Data items
···

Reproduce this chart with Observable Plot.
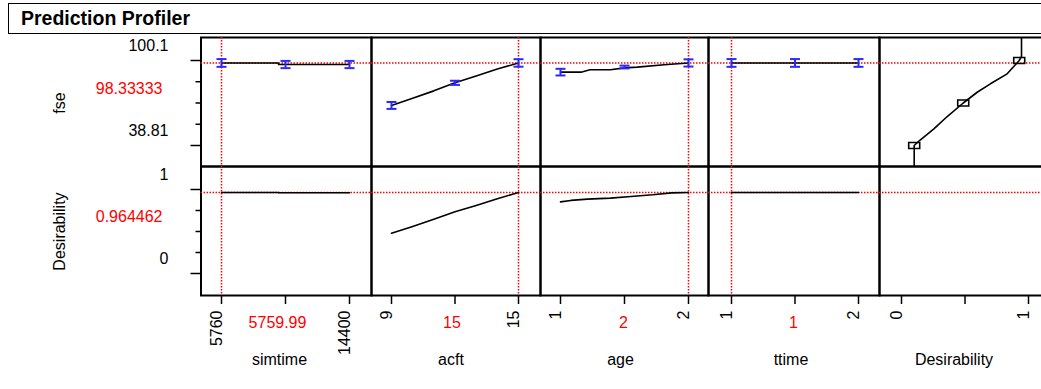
<!DOCTYPE html>
<html><head><meta charset="utf-8">
<script src="https://cdn.jsdelivr.net/npm/d3@7"></script>
<script src="https://cdn.jsdelivr.net/npm/@observablehq/plot@0.6"></script>
<style>
body{margin:0;background:#fff;font-family:"Liberation Sans",Arial,sans-serif;}
#chart{position:relative;width:1041px;height:389px;overflow:hidden;background:#fff;}
#title{position:absolute;left:8px;top:3px;width:1100px;height:31px;border:1.5px solid #000;box-sizing:border-box;font-weight:bold;font-size:19.5px;line-height:28px;padding-left:12px;color:#000;}
</style></head><body>
<div id="chart"><div id="title">Prediction Profiler</div></div>
<script>
// ---------- data ----------
const factorNames = ["simtime", "acft", "age", "ttime", "Desirability"];
const currentValues = [5759.99, 15, 2, 1];
const currentLabels = ["5759.99", "15", "2", "1"];
const xTicks = [[5760, 10080, 14400], [9, 12, 15], [1, 1.5, 2], [1, 1.5, 2], [0, 0.5, 1]];
const xTickLabels = [[5760, 14400], [9, 15], [1, 2], [1, 2], [0, 1]];

const fseCurrent = 98.33333, fseCurrentLabel = "98.33333";
const desCurrent = 0.964462, desCurrentLabel = "0.964462";
const fseTicks = [100.1, 38.81];
const fseMinorTicks = [84.78, 69.46, 54.13];
const desTicks = [1, 0];
const desMinorTicks = [0.75, 0.5, 0.25];

// simtime
const simX = [5760, 9600, 9610, 14400];
const simFse = [98.33, 98.33, 97.2, 97.2];
const simDes = [0.9645, 0.9645, 0.961, 0.961];
const simPtX = [5760, 10080, 14400];
const simPtFse = [98.33, 97.2, 97.2];
const simErr = [2.8, 2.6, 2.6];
// acft
const acftX = [9, 10, 11, 12, 13, 14, 15];
const acftFse = [67.7, 72.8, 78.2, 84.0, 89.0, 93.9, 98.33];
const acftDes = [0.48, 0.56, 0.645, 0.735, 0.81, 0.889, 0.9645];
const acftPtX = [9, 12, 15];
const acftPtFse = [67.7, 84.0, 98.33];
const acftErr = [2.5, 1.5, 2.7];
// age
const ageX = [1, 1.16, 1.23, 1.39, 1.5, 1.6, 1.81, 2];
const ageFse = [91.7, 91.7, 93.4, 93.4, 94.8, 95.3, 97.0, 98.33];
const ageDesX = [1, 1.08, 1.21, 1.39, 1.55, 1.72, 1.87, 2];
const ageDes = [0.853, 0.87, 0.885, 0.897, 0.917, 0.937, 0.96, 0.9645];
const agePtX = [1, 1.5, 2];
const agePtFse = [91.7, 95.4, 98.33];
const ageErr = [2.4, 1.0, 2.6];
// ttime
const ttX = [1, 1.5, 2];
const ttFse = [98.33, 98.33, 98.33];
const ttDes = [0.9645, 0.9645, 0.9645];
const ttPtX = [1, 1.5, 2];
const ttPtFse = [98.33, 98.33, 98.33];
const ttErr = [2.8, 2.8, 2.8];
// desirability function (desirability vs fse)
const desFnD = [0.1, 0.1, 0.142, 0.255, 0.36, 0.486, 0.596, 0.70, 0.832, 0.927, 0.945, 0.945];
const desFnFse = [20, 38.81, 42.4, 50.85, 59.7, 69.46, 77.2, 83.3, 90.5, 100.1, 103, 120];
const desSqD = [0.1, 0.486, 0.927];
const desSqFse = [38.81, 69.46, 100.1];

// ---------- layout ----------
const W = 1048, H = 389;
const colEdges = [200.5, 371, 540, 708, 879, 1048];
const rowEdges = [37, 166, 295];
const xRanges = [[221, 349], [391, 518], [560, 688], [731, 858], [901, 1028]];
const fseScale = {domain: [38.81, 100.1], range: [145, 60]};
const desScale = {domain: [0, 1], range: [273, 189]};
const nameDx = [-6, -4, -4, -4, -11];
const valueDx = [-8, -3, -1, -1.5];
const FONT = "'Liberation Sans', Arial, sans-serif";
const blue = "#2a2aff", red = "#ff0000";
const dotted = {stroke: red, strokeWidth: 1.5, strokeDasharray: "1.5 1.5"};

const profiles = [
  {lx: simX, lf: simFse, dx: simX, ld: simDes, px: simPtX, pf: simPtFse, pe: simErr},
  {lx: acftX, lf: acftFse, dx: acftX, ld: acftDes, px: acftPtX, pf: acftPtFse, pe: acftErr},
  {lx: ageX, lf: ageFse, dx: ageDesX, ld: ageDes, px: agePtX, pf: agePtFse, pe: ageErr},
  {lx: ttX, lf: ttFse, dx: ttX, ld: ttDes, px: ttPtX, pf: ttPtFse, pe: ttErr}
];

const capSymbol = {draw(ctx) { ctx.moveTo(-5, 0); ctx.lineTo(5, 0); }};
const rectSymbol = {draw(ctx) { ctx.rect(-5.5, -3, 11, 6); }};

function cell(c, r) {
  const top = r === 0;
  const marks = [Plot.frame({stroke: "black", strokeWidth: 2})];
  marks.push(Plot.ruleY([top ? fseCurrent : desCurrent], dotted));
  if (c < 4) marks.push(Plot.ruleX([currentValues[c]], dotted));
  if (c < 4) {
    const p = profiles[c];
    if (top) {
      const idx = d3.range(p.px.length);
      marks.push(Plot.line(p.lx, {x: p.lx, y: p.lf, stroke: "black", strokeWidth: 1.6}));
      const lo = p.pf.map((v, i) => v - p.pe[i]);
      const hi = p.pf.map((v, i) => v + p.pe[i]);
      marks.push(Plot.ruleX(idx, {x: p.px, y1: lo, y2: hi, stroke: blue, strokeWidth: 2}));
      marks.push(Plot.dot(idx, {x: p.px, y: lo, symbol: capSymbol, stroke: blue, strokeWidth: 2, fill: "none"}));
      marks.push(Plot.dot(idx, {x: p.px, y: hi, symbol: capSymbol, stroke: blue, strokeWidth: 2, fill: "none"}));
    } else {
      marks.push(Plot.line(p.dx, {x: p.dx, y: p.ld, stroke: "black", strokeWidth: 1.6}));
    }
  } else if (top) {
    marks.push(Plot.line(desFnD, {x: desFnD, y: desFnFse, stroke: "black", strokeWidth: 1.6, clip: true}));
    marks.push(Plot.dot(desSqD, {x: desSqD, y: desSqFse, symbol: rectSymbol, stroke: "black", strokeWidth: 1.6, fill: "none"}));
  }
  if (c === 0) {
    const major = top ? fseTicks : desTicks;
    const minor = top ? fseMinorTicks : desMinorTicks;
    marks.push(Plot.axisY(major, {anchor: "left", tickSize: 10, fill: "none", strokeWidth: 1.5, label: null}));
    marks.push(Plot.axisY(minor, {anchor: "left", tickSize: 5, fill: "none", strokeWidth: 1.5, label: null}));
    marks.push(Plot.axisY(major, {anchor: "left", stroke: "none", tickSize: 10, tickPadding: 22.5, dy: -14.5,
      fontSize: 16, fill: "black", tickFormat: d => String(d), label: null}));
    marks.push(Plot.text([top ? fseCurrentLabel : desCurrentLabel], {text: d => d, y: [minor[1]], frameAnchor: "left",
      dx: -38.5, dy: -14.5, textAnchor: "end", fill: red, fontSize: 16}));
    marks.push(Plot.text([top ? "fse" : "Desirability"], {text: d => d, y: [minor[1]], frameAnchor: "left",
      dx: -141, textAnchor: "middle", lineAnchor: "middle", rotate: -90, fill: "black", fontSize: 16}));
  }
  if (!top) {
    marks.push(Plot.axisX(xTicks[c], {anchor: "bottom", tickSize: 9, fill: "none", strokeWidth: 1.5, label: null}));
    marks.push(Plot.axisX(xTickLabels[c], {anchor: "bottom", stroke: "none", tickSize: 9, tickPadding: 6, tickRotate: -90,
      dx: -5, fontSize: 16, fill: "black", tickFormat: d => String(d), label: null}));
    if (c < 4) marks.push(Plot.text([currentLabels[c]], {text: d => d, x: [xTicks[c][1]], frameAnchor: "bottom",
      dy: 32, dx: valueDx[c], fill: red, fontSize: 16}));
    marks.push(Plot.text([factorNames[c]], {text: d => d, x: [xTicks[c][1]], frameAnchor: "bottom",
      dy: 69.5, dx: nameDx[c], fill: "black", fontSize: 16}));
  }
  const xr = xRanges[c];
  const xd = [xTicks[c][0], xTicks[c][xTicks[c].length - 1]];
  return Plot.plot({
    width: W, height: H,
    marginLeft: colEdges[c], marginRight: W - colEdges[c + 1],
    marginTop: rowEdges[r], marginBottom: H - rowEdges[r + 1],
    x: {domain: xd, range: xr, axis: null},
    y: {...(top ? fseScale : desScale), axis: null},
    style: `position:absolute;left:0;top:0;background:none;max-width:none;overflow:visible;font-family:${FONT};color:black;`,
    marks
  });
}

const chart = document.getElementById("chart");
for (let r = 0; r < 2; r++) for (let c = 0; c < 5; c++) chart.appendChild(cell(c, r));
</script>
</body></html>
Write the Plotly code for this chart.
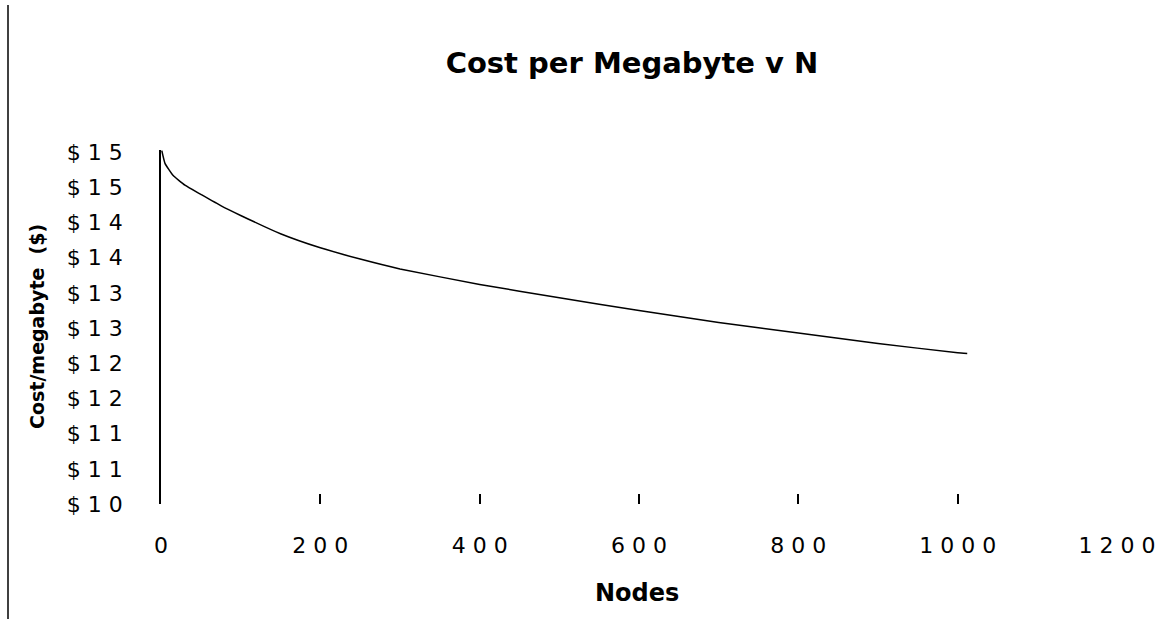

···

* What is expected *
Using the listing above, show each line holding the string "chart".

* Task answer *
Reproduce this chart with Observable Plot.
#chart{position:relative;width:1041px;height:389px;overflow:hidden;background:#fff;}
<div id="chart"><div id="title">Prediction Profiler</div></div>
const chart = document.getElementById("chart");
for (let r = 0; r < 2; r++) for (let c = 0; c < 5; c++) chart.appendChild(cell(c, r));
Write the Plotly code for this chart.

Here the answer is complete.